Estimates, Spreadsheets And Abstract Models

By Jon McDonald
Lies, damn lies and statistics. Occasionally I get the impression that some engineers feel we’ve just taken that step beyond statistics in our ESL modeling.

In a recent discussion I was very pointedly reminded of the subjective nature of abstract design and analysis. Like most predictions, you don’t really know what’s going to happen until it actually comes to pass. Using abstract modeling, ESL design is trying to predict what will happen when you build something before building it. No one has a perfect understanding of things that have not yet been done, but we can make educated decisions based on current knowledge and refine our decisions as more information becomes available.

This is a very important concept to keep in mind as we go through our design processes. We can start with estimates, guesses by another name, of our expected system capabilities. We can estimate performance and power characteristics to make some very early decisions on a project’s viability and the best approach for the design tradeoffs. As we get more detail on what we will be doing we may build spreadsheets to capture some of the dependencies between our choices. As our system understanding increases we may come to a point at which the number of variables and the interaction of these variables is too complex to effectively maintain in a spreadsheet.

At this point creating an abstract model of our system may make sense. With an abstract model we can start to explore much more detailed analysis, we can create models that allow us to understand the detailed system performance and power consumption of our system. Our models may be able to process realistic data sets, run software and exploring the efficiency of our hardware platform for its intended task.

All of this gives us a fantastic amount of information and understanding of our target design, but it is critical to remember that the accuracy of our understanding is limited by the accuracy of our models. We need to remember this fact and understand that knowledge of our design is continuously being refined. As we learn more from our decisions moving through implementation, we need to verify the effects of these implementation decisions on our earlier assumptions and models. Creation of an abstract platform for a new design is not a single exercise completed and frozen as we move to the next step. It is a continuous process of improving the accuracy of our abstract platform to reflect the decisions and trade-offs identified as we go through implementation.
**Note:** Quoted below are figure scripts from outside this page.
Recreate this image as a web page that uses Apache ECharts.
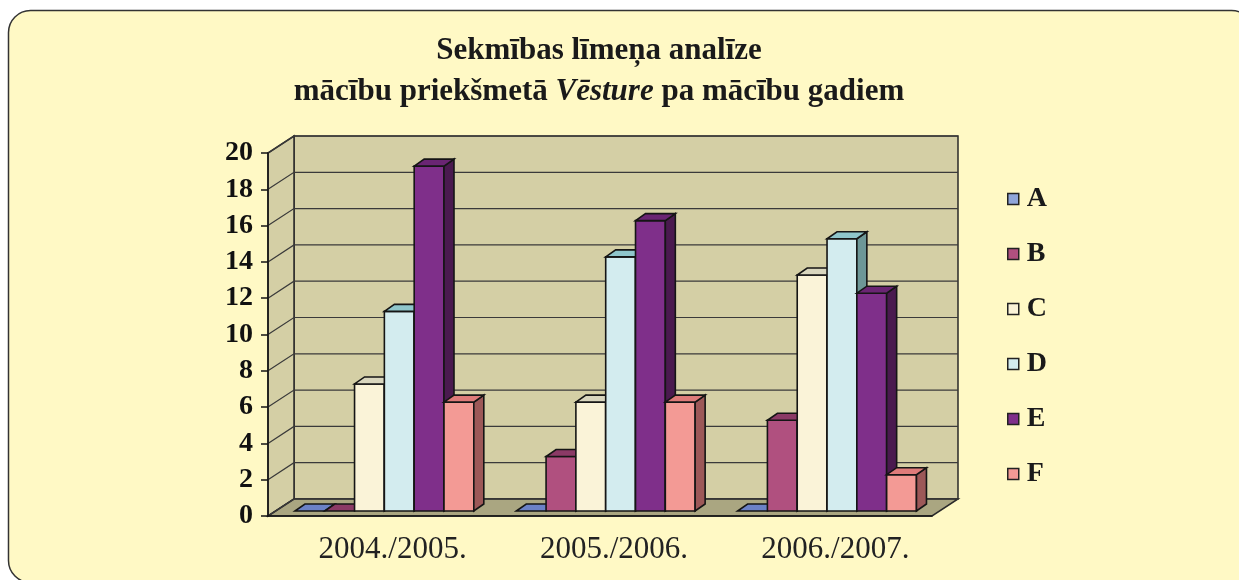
<!DOCTYPE html>
<html>
<head>
<meta charset="utf-8">
<script src="https://cdn.jsdelivr.net/npm/echarts@6/dist/echarts.min.js"></script>
<style>
  html, body { margin: 0; padding: 0; background: #ffffff; }
  #chart { width: 1239px; height: 580px; }
</style>
</head>
<body>
<div id="chart"></div>
<script>
// data
const categories = ['2004./2005.', '2005./2006.', '2006./2007.'];
const seriesNames = ['A', 'B', 'C', 'D', 'E', 'F'];
const valuesA = [0, 0, 0];
const valuesB = [0, 3, 5];
const valuesC = [7, 6, 13];
const valuesD = [11, 14, 15];
const valuesE = [19, 16, 12];
const valuesF = [6, 6, 2];
const yTicks = [0, 2, 4, 6, 8, 10, 12, 14, 16, 18, 20];

const allValues = [valuesA, valuesB, valuesC, valuesD, valuesE, valuesF];

// colours of the three visible faces of every bar
const faceColors = [
  { front: '#8fa5d9', top: '#6b81c6', side: '#4c5d94' },
  { front: '#b0507f', top: '#8b3a66', side: '#6e2a50' },
  { front: '#faf3d8', top: '#d9d6be', side: '#b3ae93' },
  { front: '#d3ecef', top: '#8fc6cb', side: '#6d9797' },
  { front: '#7f2f8a', top: '#6a2573', side: '#4a1a4f' },
  { front: '#f39a95', top: '#de7b7a', side: '#9c5858' }
];

// 3d look: depth of the walls and of the bars
const WALL_DX = 26, WALL_DY = -17;
const BAR_DX = 10, BAR_DY = -7;
const BAR_OFF_X = 7.6, BAR_OFF_Y = -5;

const edge = '#151515';
const serif = '"Liberation Serif", "DejaVu Serif", serif';

let chart = echarts.init(document.getElementById('chart'));

function wallsItem(params, api) {
  const band = api.size([1, 0])[0];
  const left = api.coord([0, 0])[0] - band / 2;
  const right = api.coord([categories.length - 1, 0])[0] + band / 2;
  const y0 = api.coord([0, 0])[1];
  const yTop = api.coord([0, yTicks[yTicks.length - 1]])[1];
  const kids = [];
  // back wall
  kids.push({
    type: 'polygon',
    shape: { points: [[left + WALL_DX, yTop + WALL_DY], [right + WALL_DX, yTop + WALL_DY],
      [right + WALL_DX, y0 + WALL_DY], [left + WALL_DX, y0 + WALL_DY]] },
    style: { fill: '#d4cfa5', stroke: '#2a2a2a', lineWidth: 1.5 }
  });
  // left wall
  kids.push({
    type: 'polygon',
    shape: { points: [[left, y0], [left, yTop], [left + WALL_DX, yTop + WALL_DY], [left + WALL_DX, y0 + WALL_DY]] },
    style: { fill: '#d4cfa5', stroke: '#2a2a2a', lineWidth: 1.5 }
  });
  // floor
  kids.push({
    type: 'polygon',
    shape: { points: [[left, y0], [right, y0], [right + WALL_DX, y0 + WALL_DY], [left + WALL_DX, y0 + WALL_DY]] },
    style: { fill: '#aaa681', stroke: '#2a2a2a', lineWidth: 1.5 }
  });
  // grid lines on the walls
  yTicks.forEach(function (t) {
    const y = api.coord([0, t])[1];
    kids.push({
      type: 'polyline',
      shape: { points: [[left, y], [left + WALL_DX, y + WALL_DY], [right + WALL_DX, y + WALL_DY]] },
      style: { fill: null, stroke: '#3a3a3a', lineWidth: 1.2 }
    });
  });
  return { type: 'group', children: kids };
}

function barRenderer(idx) {
  const c = faceColors[idx];
  return function (params, api) {
    const cat = api.value(0);
    const val = api.value(1);
    const base = api.coord([cat, 0]);
    const tip = api.coord([cat, val]);
    const band = api.size([1, 0])[0];
    const bw = band * 0.1347;
    const x0 = base[0] - 3 * bw - 1.9 + idx * bw + BAR_OFF_X;
    const x1 = x0 + bw;
    const yb = base[1] + BAR_OFF_Y;
    const yt = tip[1] + BAR_OFF_Y;
    const st = { stroke: edge, lineWidth: 1.6, lineJoin: 'miter' };
    const kids = [];
    if (yb - yt > 0.5) {
      kids.push({ type: 'rect', shape: { x: x0, y: yt, width: bw, height: yb - yt },
        style: Object.assign({ fill: c.front }, st) });
      kids.push({ type: 'polygon', shape: { points: [[x1, yt], [x1, yb], [x1 + BAR_DX, yb + BAR_DY], [x1 + BAR_DX, yt + BAR_DY]] },
        style: Object.assign({ fill: c.side }, st) });
    }
    kids.push({ type: 'polygon', shape: { points: [[x0, yt], [x1, yt], [x1 + BAR_DX, yt + BAR_DY], [x0 + BAR_DX, yt + BAR_DY]] },
      style: Object.assign({ fill: c.top }, st) });
    return { type: 'group', children: kids };
  };
}

let series = [{
  name: 'walls',
  type: 'custom',
  z: 1,
  silent: true,
  renderItem: wallsItem,
  data: [[0, 0]]
}];

seriesNames.forEach(function (name, i) {
  series.push({
    name: name,
    type: 'custom',
    z: 3,
    itemStyle: { color: faceColors[i].front },
    renderItem: barRenderer(i),
    data: allValues[i].map(function (v, k) { return [k, v]; })
  });
});

chart.setOption({
  animation: false,
  graphic: [{
    type: 'rect',
    z: -10,
    shape: { x: 8.5, y: 10.5, width: 1245, height: 572, r: 22 },
    style: { fill: '#fff9c5', stroke: '#333333', lineWidth: 1.5 }
  }],
  title: {
    left: 594,
    top: 25,
    textAlign: 'center',
    text: 'Sekmības līmeņa analīze\nmācību priekšmetā {i|Vēsture} pa mācību gadiem',
    textStyle: {
      fontFamily: serif, fontSize: 31, fontWeight: 'bold', color: '#1a1a1a', lineHeight: 41,
      rich: { i: { fontFamily: serif, fontSize: 31, fontWeight: 'bold', fontStyle: 'italic', color: '#1a1a1a', lineHeight: 41 } }
    }
  },
  legend: {
    data: seriesNames,
    orient: 'vertical',
    left: 1002,
    top: 180,
    itemGap: 27,
    itemWidth: 11,
    itemHeight: 11,
    icon: 'rect',
    itemStyle: { borderColor: '#222', borderWidth: 1.5 },
    textStyle: { fontFamily: serif, fontSize: 28, fontWeight: 'bold', color: '#1a1a1a', lineHeight: 28, padding: [0, 0, 0, 3] }
  },
  grid: { left: 268, top: 153, width: 664, height: 363 },
  xAxis: {
    type: 'category',
    data: categories,
    axisLine: { lineStyle: { color: edge, width: 1.5 } },
    axisTick: { length: 7, lineStyle: { color: edge, width: 1.5 } },
    axisLabel: { fontFamily: serif, fontSize: 31, color: '#222', margin: 18, padding: [0, 0, 0, 28] },
    z: 5
  },
  yAxis: {
    type: 'value',
    min: 0,
    max: 20,
    interval: 2,
    splitLine: { show: false },
    axisLine: { show: true, lineStyle: { color: edge, width: 1.5 } },
    axisTick: { show: true, length: 7, lineStyle: { color: edge, width: 1.5 } },
    axisLabel: { fontFamily: serif, fontSize: 28, fontWeight: 'bold', color: '#111', margin: 15 },
    z: 5
  },
  series: series
});
</script>
</body>
</html>
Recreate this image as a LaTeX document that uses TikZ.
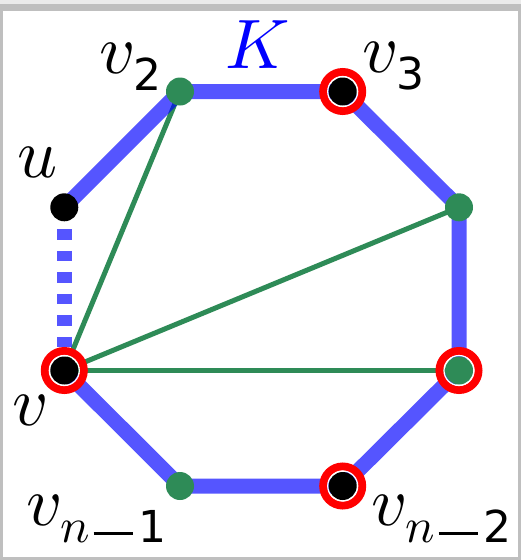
\documentclass[tikz,border=0pt]{standalone}
\usepackage{amsmath}
\usepackage{fontspec}
\usepackage{unicode-math}
\setmathfont{Latin Modern Math}
\newfontfamily\dvsans{DejaVu Sans}
\newcommand{\dg}[1]{\text{\dvsans\fontsize{44}{44}\selectfont #1}}
\newcommand{\longminus}{\text{\hspace{4pt}\rule[7.5pt]{39pt}{3.2pt}\hspace{6pt}}}
\definecolor{sgreen}{RGB}{46,139,87}
\begin{document}
\begin{tikzpicture}[x=1pt,y=-1pt,
  blueedge/.style={draw=blue, draw opacity=0.667, line width=15pt, line join=round},
  greenedge/.style={draw=sgreen, line width=5pt},
  gdot/.style={circle, fill=sgreen, inner sep=0pt, minimum size=28pt},
  bdot/.style={circle, fill=black, inner sep=0pt, minimum size=28pt},
  ring/.style={circle, draw=red, line width=8pt, inner sep=0pt, minimum size=39pt},
  gap/.style={circle, draw=white, line width=1.2pt, inner sep=0pt, minimum size=30pt},
  lbl/.style={inner sep=0pt, anchor=base west, font=\fontsize{70}{84}\selectfont}]
\useasboundingbox (0,0) rectangle (521,560);
% frame
\fill[black!8] (0,0) rectangle (521,4);
\fill[black!25] (0,4) rectangle (521,560);
\fill[white] (3.3,10.7) rectangle (517.5,556.5);
% vertex positions
\coordinate (u)   at (64.3,207.3);
\coordinate (v2)  at (180,91.5);
\coordinate (v3)  at (342.7,91.5);
\coordinate (rt)  at (459,207.3);
\coordinate (rb)  at (459,370.5);
\coordinate (vn2) at (342.7,486);
\coordinate (vn1) at (180,486);
\coordinate (v)   at (64.3,370.5);
% green chords
\draw[greenedge] (v) -- (v2);
\draw[greenedge] (v) -- (rt);
\draw[greenedge] (v) -- (rb);
% blue path K
\draw[blueedge] (u) -- (v2) -- (v3) -- (rt) -- (rb) -- (vn2) -- (vn1) -- (v);
\draw[blueedge, dash pattern=on 10.5pt off 11pt, shorten <=22pt, shorten >=23.5pt] (u) -- (v);
% rings
\foreach \p in {v3,rb,vn2,v} {
  \node[ring] (ring-\p) at (\p) {};
  \node[gap] (gap-\p) at (\p) {};
}
% dots
\node[bdot] (du)   at (u) {};
\node[gdot] (dv2)  at (v2) {};
\node[bdot] (dv3)  at (v3) {};
\node[gdot] (drt)  at (rt) {};
\node[gdot] (drb)  at (rb) {};
\node[bdot] (dvn2) at (vn2) {};
\node[gdot] (dvn1) at (vn1) {};
\node[bdot] (dv)   at (v) {};
% labels
\node[lbl, text=blue, anchor=base] (lK) at (258,68) {$K$};
\node[lbl] (lv2) at (99,73) {$v_{\dg{2}}$};
\node[lbl] (lv3) at (362,72) {$v_{\dg{3}}$};
\node[lbl] (lu) at (17,177) {$u$};
\node[lbl] (lv) at (12,425) {$v$};
\node[lbl] (lvn1) at (26,525) {$v_{n\longminus\dg{1}}$};
\node[lbl] (lvn2) at (371,525) {$v_{n\longminus\dg{2}}$};
\end{tikzpicture}
\end{document}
Mark Twain popularized the disparaging view of statistics. I believe this largely hinged on the perceived practice of claiming faulty conclusions by selectively misusing statistical data. If we hope to achieve the full value from our abstract modeling and avoid negative interpretations, we need to accept the fact that our abstract platforms are continuously evolving representations of our current understanding of our target implementation. The accuracy of the models at any given time is very subjective, subject to the current visibility we have into the implementation decisions we have yet to make.

–Jon McDonald is a technical marketing engineer for the design and creation business unit at Mentor Graphics.

Comments

3 Responses to “Estimates, Spreadsheets And Abstract Models”

  1. Harald Says:

    Yes, accuracy of information depends on accuracy of models… which depends on accuracy of information we put into them… But saying this doesn’t help us at all. On the contrary. The ESL market has been frozen for a decade by the lack of clear modeling guidelines. When the answer to “how should model” is “it depends”, you don’t get people going. RTL methods were structured around well defined semantics. What above? Close to nothing? TLM brings us “loosely” and “approximately” timed models. That doesn’t help the industry at all. So please don’t tell us “it depends”, tell us instead how to do things. Some will like and some won’t, but that’s always more users than if “it depends”.

  2. Steve Brown Says:

    This modeling dilemma is why Cadence provide a TLM design and verification methodology. Check us out!

  3. Jon McDonald Says:

    From my perspective we are seeing a dramatic increase in the amount and variety of analysis that is being done with abstract models. I have worked with customers on production projects using abstract models for everything from basic functional verification, architectural performance analysis through detailed architectural power optimization with power information extracted from the implementation. The issue is that there are many different things that can be done. The path from a very abstract spec to the RTL implementation has many steps and many points at which design decisions and trade-offs need to be made. We need to use the abstract models we develop in the right way to answer the appropriate questions. The risk we face is in oversimplifying the stepwise refinement process that we will go through in moving from the highest level abstract models down to the approximately timed models that become the final step before RTL implementation. The tools and standards available today greatly improve the efficiency of creating and refining these abstract models, but they still have to be applied appropriately. To address Harald’s point, the “it depends” message relates to what question you want to answer. If you ask a specific question you will get a specific answer in terms of the fidelity of the models required to answer the question, but without knowing the question no one can define the appropriate level of accuracy required in the abstract models.